He died, I was 25, had just had my second child, and had this strange feeling all evening. It was a Thursday night. I checked on the baby all the time, just waiting for something to happen to her. Then, at 11PM my brother called. My father had had a heart attack at an airport in London. I was thinking; Oh, the reason for my anxiousness! My worry for the baby totally disappeared. I felt absolutely calm.
The only scary feeling I had was realizing that my generation is the oldest. We are the next to die. Most people are not faced with that until they are grown up. Or old, even.
He married again when I turned 18, though he moved in with his future wife when I was 16. My brother and I lived alone in the old house with the large garden.
I was always trying to impress him. To be good enough. However none of my future plans were acknowledged. I was never encouraged to go for any of my ideas, and even when I suggested following his career, I was told I could never do it. I really never wanted to. I just wanted some encouragement. And I never understood why I never got it.
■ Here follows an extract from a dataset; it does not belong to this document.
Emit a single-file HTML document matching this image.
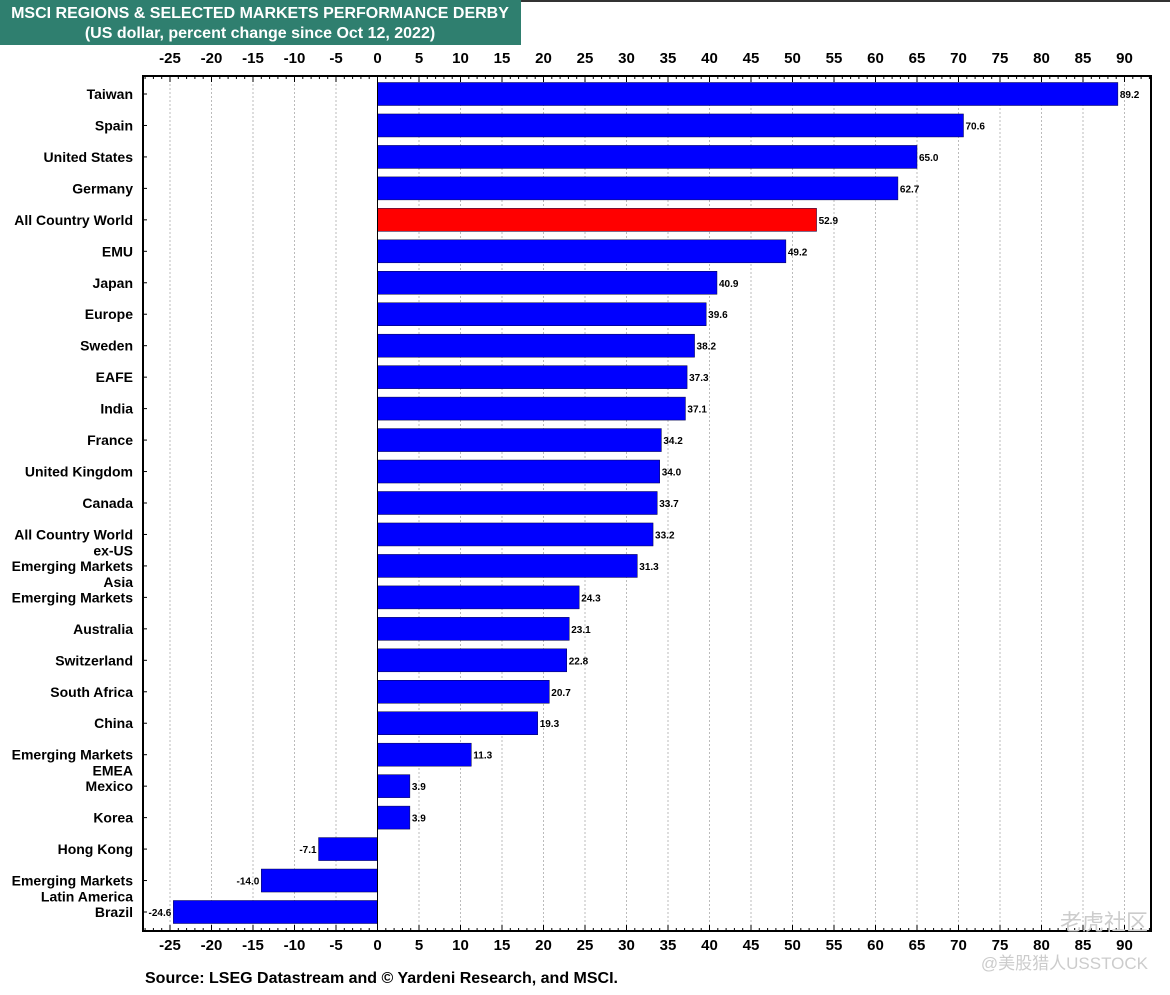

I started remembering things after he died. I think (no, I know) I got depressed. I stopped sleeping. And again there was no story, no timeline to follow. Fragments, flashbacks, bits and pieces, that I couldn’t get to fit together with the life I had created after finishing my chaos at 16. I met a man I married, at 18. I had the first of three lovely daughters at 23, the second at 25. I had a job, a life. It was ok, sort of.
Until I started to remember.
I don’t miss him at all. Remembering has almost destroyed me.